172. Under referral pools, Mr Osborne, my colleague,
asked if pressure was being applied to GPs and there was the £1,000
example. I would rather look at it the other way and want to know
if pressure is not being applied to GPs. Why, if we are not making
GPs refer to pools, are we not putting in place a system where
there are targets within the NHS Plan so that referrals should
be to pools for the consultants then at a particular hospital
to share them out, obviously as is appropriate with clinical expertiseand
you talked about expertise in shoulders and so onbut surely
the consultants can then take that decision as a pool?
(Mr Crisp) We have actually got a lot of targets and,
as you will be aware, from time to time we have been criticised
for having too many specific targets. How we are approaching this
is saying, we have to embed this in people's behaviour, not just
whether or not they hit targets, and therefore we are firstly
making clear we think this is the right way for us to go but,
secondly, encouraging GPs and consultants to draw up referral
protocols. So what happens in your particular patch has been discussed
with the GPs and consultants so we can provide best practice,
and there is a Steps guide which David and colleagues have produced
which helps do that. But actually we have to embed it in people's
behaviour rather than just instruct people, because we know that
does not work.
173. Your colleague is nodding furiously and
looks as if he would like to add something.
(Mr Fillingham) I think that is absolutely right.
It is about making change sustainable. The way to do that is to
engage staff in it and get them to want to make the changes because
they can see it is in the best interests of patients. Sometimes
that will mean a pool referral, that is quite an important way
to go. Sometimes it will be alternative forms of provision without
patients going to a hospital consultant at all. The exciting way
forward is to get GPs, consultants, hospital managers, primary
care groups, sitting down together to plan the system in a way
which works.
174. I do not doubt that referral protocols
are very good and important and the right way to go, what I am
keen to see is that you are monitoring the increase of pool referrals
and that you have of yourself, if not for public consumption,
some clear standards, clear targets, which you want to see achieved.
Because otherwise it seems to me that one can say, "Let's
agree it on a local basis" but we will not actually then
go in the right direction.
(Mr Fillingham) Absolutely. The way we are doing that
is by getting local organisations to have ownership of those plans
and targets. So hospital trusts were asked to produce outpatient
improvement plans, to agree them with the local primary care groups
and issues like pooled resources were included.
175. Paragraph 3.6: I do not know whether you
were, but I certainly was staggered to see that 20 per cent of
the consultants considered that 80 per cent of the referrals were
inappropriate.
(Mr Crisp) Yes.
176. Why? Are you not staggered by that?
(Mr Crisp) Yes. I then wanted to ask the question
which speciality it was and whether it was orthopaedics where
I am less staggered actually because in certain parts of the country
people have been referring to consultants who then refer back
to physiotherapists, as I just said, and the most appropriate
result might be to a physiotherapist in the first place.

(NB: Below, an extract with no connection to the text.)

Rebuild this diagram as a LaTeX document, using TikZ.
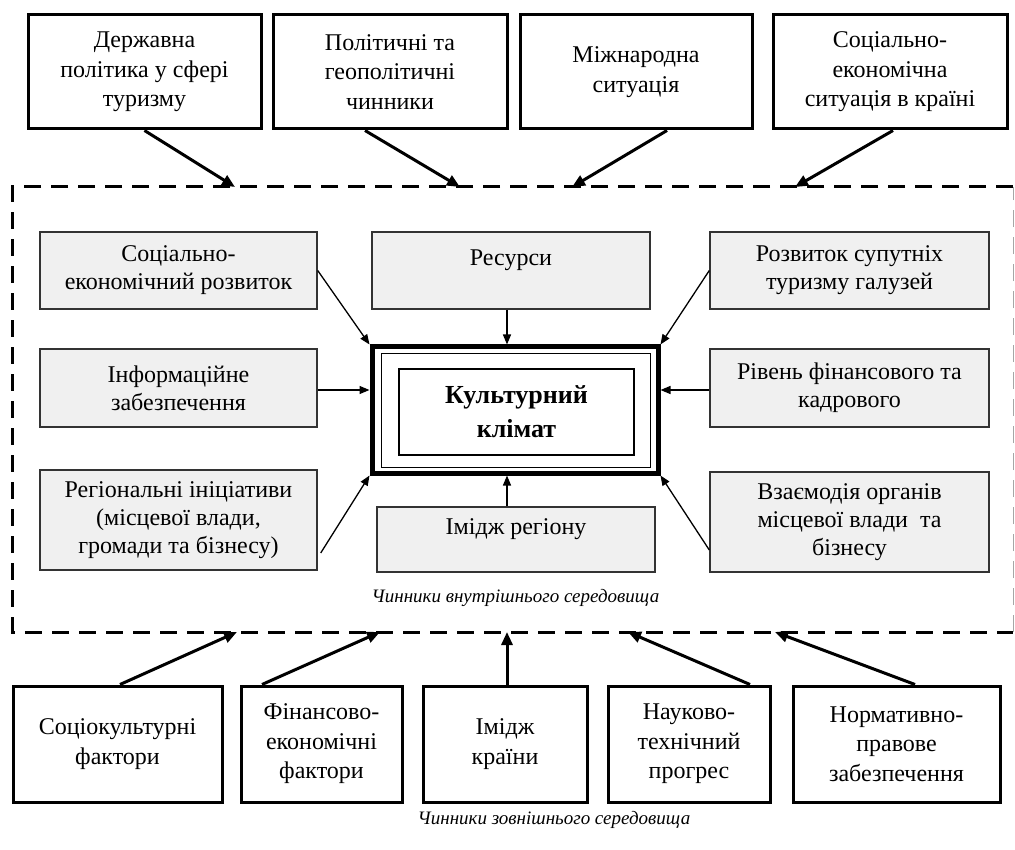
\documentclass[tikz,border=0pt]{standalone}
\usepackage{fontspec}
\setmainfont{Liberation Serif}
\usetikzlibrary{arrows.meta}
\begin{document}
\begin{tikzpicture}[x=1pt,y=-1pt,
 extbox/.style={draw=black, line width=3pt, align=center, inner sep=0pt, font=\fontsize{24}{29.5}\selectfont},
 intbox/.style={draw=black!80, line width=1.4pt, fill=black!6, align=center, inner sep=0pt, font=\fontsize{24}{28}\selectfont},
 bigarrow/.style={line width=3pt, -{Triangle[length=13pt,width=11pt]}},
 smallarrow/.style={line width=1.3pt, -{Triangle[length=10pt,width=8pt]}},
 envlabel/.style={inner sep=0pt, font=\fontsize{19}{22}\selectfont\itshape},
 envline/.style={line width=3pt, dash pattern=on 17pt off 10pt},
 lift/.style={}
]
\fill[white] (0,0) rectangle (1015,850);
\useasboundingbox (0,0) rectangle (1015,850);

% external top
\node[extbox, minimum width=233pt, minimum height=114pt] (t1) at (144.5,72) {Державна\\політика у сфері\\туризму};
\node[extbox, minimum width=234pt, minimum height=114pt] (t2) at (390,72) {Політичні та\\геополітичні\\чинники};
\node[extbox, minimum width=232pt, minimum height=114pt] (t3) at (636,72) {Міжнародна\\ситуація};
\node[extbox, minimum width=234pt, minimum height=114pt] (t4) at (890,72) {Соціально-\\економічна\\ситуація в країні};

% environment frame
\node[minimum width=1000pt, minimum height=445pt, inner sep=0pt] (env) at (513,409.5) {};
\draw[envline] (env.north east) -- (env.north west) -- (env.south west) -- (env.south east);
\draw[line width=1pt, black!35, dash pattern=on 17pt off 10pt] (env.south east) -- (env.north east);

\coordinate (a1) at (235,187);
\coordinate (a2) at (460,187);
\coordinate (a3) at (572,187);
\coordinate (a4) at (795,187);
\draw[bigarrow] (t1.south) -- (a1);
\draw[bigarrow] ([xshift=-25pt]t2.south) -- (a2);
\draw[bigarrow] ([xshift=31pt]t3.south) -- (a3);
\draw[bigarrow] ([xshift=3pt]t4.south) -- (a4);

% internal boxes
\node[intbox, minimum width=277pt, minimum height=77pt] (l1) at (178.5,270.5) {Соціально-\\економічний розвиток};
\node[intbox, minimum width=277pt, minimum height=78pt] (l2) at (178.5,388) {Інформаційне\\забезпечення};
\node[intbox, minimum width=277pt, minimum height=100pt] (l3) at (178.5,520) {Регіональні ініціативи\\(місцевої влади,\\громади та бізнесу)};
\node[intbox, minimum width=278pt, minimum height=77pt] (c1) at (511,270.5) {\raisebox{10pt}[\height][\depth]{Ресурси}};
\node[intbox, minimum width=279pt, minimum height=77pt] (r1) at (849.5,270.5) {Розвиток супутніх\\туризму галузей};
\node[intbox, minimum width=279pt, minimum height=78pt] (r2) at (849.5,388) {Рівень фінансового та\\кадрового};
\node[intbox, minimum width=279pt, minimum height=100pt] (r3) at (849.5,522) {Взаємодія органів\\місцевої влади~~та\\бізнесу};
\node[intbox, minimum width=278pt, minimum height=65pt] (c3) at (516,539.5) {\raisebox{10pt}[\height][\depth]{Імідж регіону}};

% central
\node[draw=black, line width=5pt, minimum width=286pt, minimum height=126pt, inner sep=0pt] (frame) at (515,410) {};
\node[draw=black, line width=1pt, minimum width=269pt, minimum height=113pt, inner sep=0pt] (frame2) at (515.5,410.5) {};
\node[draw=black, line width=2pt, minimum width=235pt, minimum height=86pt, inner sep=0pt, align=center, font=\fontsize{26}{34}\selectfont\bfseries] (klim) at (516.5,412) {Культурний\\клімат};

\draw[smallarrow] (l1.east) -- (frame.north west);
\draw[smallarrow] ([xshift=-4pt]c1.south) -- ([xshift=-4pt]c1.south |- frame.north);
\draw[smallarrow] (r1.west) -- (frame.north east);
\draw[smallarrow] ([yshift=-2pt]l2.east) -- ([yshift=-2pt]l2.east -| frame.west);
\draw[smallarrow] ([yshift=-2pt]r2.west) -- ([yshift=-2pt]r2.west -| frame.east);
\draw[smallarrow] ([xshift=3pt,yshift=-33pt]l3.east) -- (frame.south west);
\draw[smallarrow] ([xshift=-9pt]c3.north) -- ([xshift=-9pt]c3.north |- frame.south);
\draw[smallarrow] ([yshift=-28pt]r3.west) -- (frame.south east);

\node[envlabel] (inlab) at (515.5,598) {Чинники внутрішнього середовища};

% external bottom
\node[extbox, minimum width=209pt, minimum height=116pt] (b1) at (117.5,744) {Соціокультурні\\фактори};
\node[extbox, minimum width=161pt, minimum height=116pt] (b2) at (321.5,744) {Фінансово-\\економічні\\фактори};
\node[extbox, minimum width=164pt, minimum height=116pt] (b3) at (505,744) {Імідж\\країни};
\node[extbox, minimum width=162pt, minimum height=116pt] (b4) at (689,744) {Науково-\\технічний\\прогрес};
\node[extbox, minimum width=207pt, minimum height=116pt] (b5) at (896.5,744) {Нормативно-\\правове\\забезпечення};

\coordinate (e1) at (237,632);
\coordinate (e2) at (380,632);
\coordinate (e3) at (507,632);
\coordinate (e4) at (628,632);
\coordinate (e5) at (775,632);
\draw[bigarrow] ([xshift=2.5pt]b1.north) -- (e1);
\draw[bigarrow] ([xshift=-59.5pt]b2.north) -- (e2);
\draw[bigarrow] ([xshift=2pt]b3.north) -- (e3);
\draw[bigarrow] ([xshift=61pt]b4.north) -- (e4);
\draw[bigarrow] ([xshift=18.5pt]b5.north) -- (e5);

\node[envlabel] (exlab) at (554,820) {Чинники зовнішнього середовища};
\end{tikzpicture}
\end{document}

It is
a very good example of where the surgeons and the GPs need to
get together and agree what they are doing, GPs may be thinking
they are referring to a consultant to get a physiotherapy appointment.
Do you see what I mean?
177. What you seem to be saying is that within
certain disciplines there is likely to be a large percentage of
wholly inappropriate referrals. Is that correct?
(Mr Crisp) I think there may be if do we not have
the local referrals protocol in place.
178. I accept you are working to change it.

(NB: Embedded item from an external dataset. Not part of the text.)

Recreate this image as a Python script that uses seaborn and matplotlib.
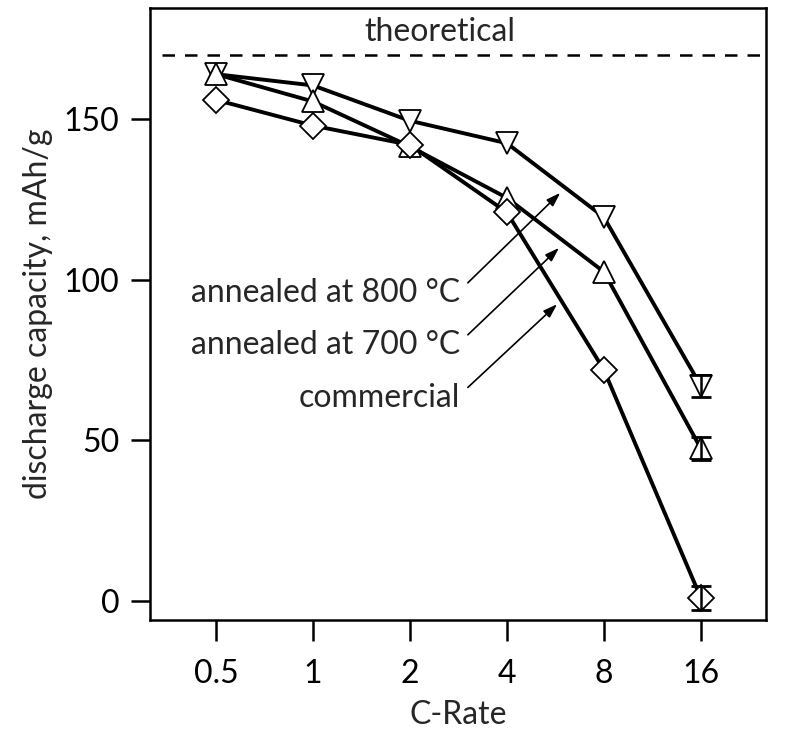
import matplotlib
matplotlib.use("Agg")
import matplotlib.pyplot as plt
import seaborn as sns
import pandas as pd
import numpy as np

c_rate = [0.5, 1, 2, 4, 8, 16]
cap_800 = [164, 160.5, 149.5, 142.5, 119.5, 67]
cap_700 = [164, 155.5, 141.5, 125.5, 102.5, 47.5]
cap_comm = [156, 148, 142, 121, 72, 1]
err_16 = [3.5, 3.7, 3.7]
theoretical = 170
labels = ["annealed at 800 °C", "annealed at 700 °C", "commercial"]

sns.set_theme(style="ticks")
plt.rcParams['font.family'] = ['Lato', 'DejaVu Sans']
FS = 23

fig = plt.figure(figsize=(8, 7.35), dpi=100)
ax = fig.add_axes([150/800, 1-620/735, 616/800, 612/735])

series = [(cap_800, 'v'), (cap_700, '^'), (cap_comm, 'D')]
for (vals, mk) in series:
    df = pd.DataFrame({"C-Rate": c_rate, "cap": vals})
    sns.lineplot(data=df, x="C-Rate", y="cap", ax=ax, color='black', lw=2.8,
                 marker=mk, markersize=16 if mk != 'D' else 13,
                 markerfacecolor='white', markeredgecolor='black',
                 markeredgewidth=1.3, zorder=3)

for (vals, mk), e in zip(series, err_16):
    ax.errorbar([c_rate[-1]], [vals[-1]], yerr=[e], fmt='none', ecolor='black',
                elinewidth=1.8, capsize=7, capthick=2, zorder=5)

ax.axhline(theoretical, color='black', lw=1.8, dashes=(5, 4), xmin=0.02, xmax=1)
ax.text(0.47, 177, "theoretical", transform=ax.get_yaxis_transform(),
        ha='center', va='center', fontsize=FS)

ax.set_xscale('log', base=2)
ax.set_xlim(0.312, 25.5)
ax.set_ylim(-5.9, 184.6)
ax.set_xticks(c_rate)
ax.set_xticklabels(["0.5", "1", "2", "4", "8", "16"])
ax.minorticks_off()
ax.set_yticks([0, 50, 100, 150])

for sp in ax.spines.values():
    sp.set_visible(True)
    sp.set_linewidth(1.8)
    sp.set_color('black')

ax.tick_params(axis='x', which='major', bottom=True, direction='out', length=15, width=1.8,
               pad=13, labelsize=FS, colors='black')
ax.tick_params(axis='y', which='major', left=True, direction='out', length=14, width=1.8,
               pad=8, labelsize=FS, colors='black')
ax.set_xlabel("C-Rate", fontsize=FS, labelpad=8)
ax.set_ylabel("discharge capacity, mAh/g", fontsize=FS, labelpad=8)

text_y = [0.534, 0.449, 0.363]
arrow_end = [(0.666, 0.698), (0.664, 0.608), (0.661, 0.516)]
for lab, ty, (ex, ey) in zip(labels, text_y, arrow_end):
    ax.text(0.503, ty, lab, transform=ax.transAxes, ha='right', va='center', fontsize=FS)
    ax.annotate("", xy=(ex, ey), xycoords='axes fraction',
                xytext=(0.516, ty + 0.017), textcoords='axes fraction',
                arrowprops=dict(arrowstyle='-|>,head_length=0.6,head_width=0.2', color='black', lw=1.2,
                                mutation_scale=14, shrinkA=0, shrinkB=0))

fig.savefig("out.png", dpi=100)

What you are saying is that within certain specialties up to 80
per cent of referrals may be inappropriate, we are wasting 80
per cent of initial consultant's time.
(Mr Crisp) Yes. I was surprised to see that, that
is the reason why.
179. You are telling us that is the reason why,
are you not?
(Mr Crisp) I am telling you I think that is the reason
why. I was trying to give you an example of where I thought there
was a reason for it. I am surprised to see that 80 per cent figure.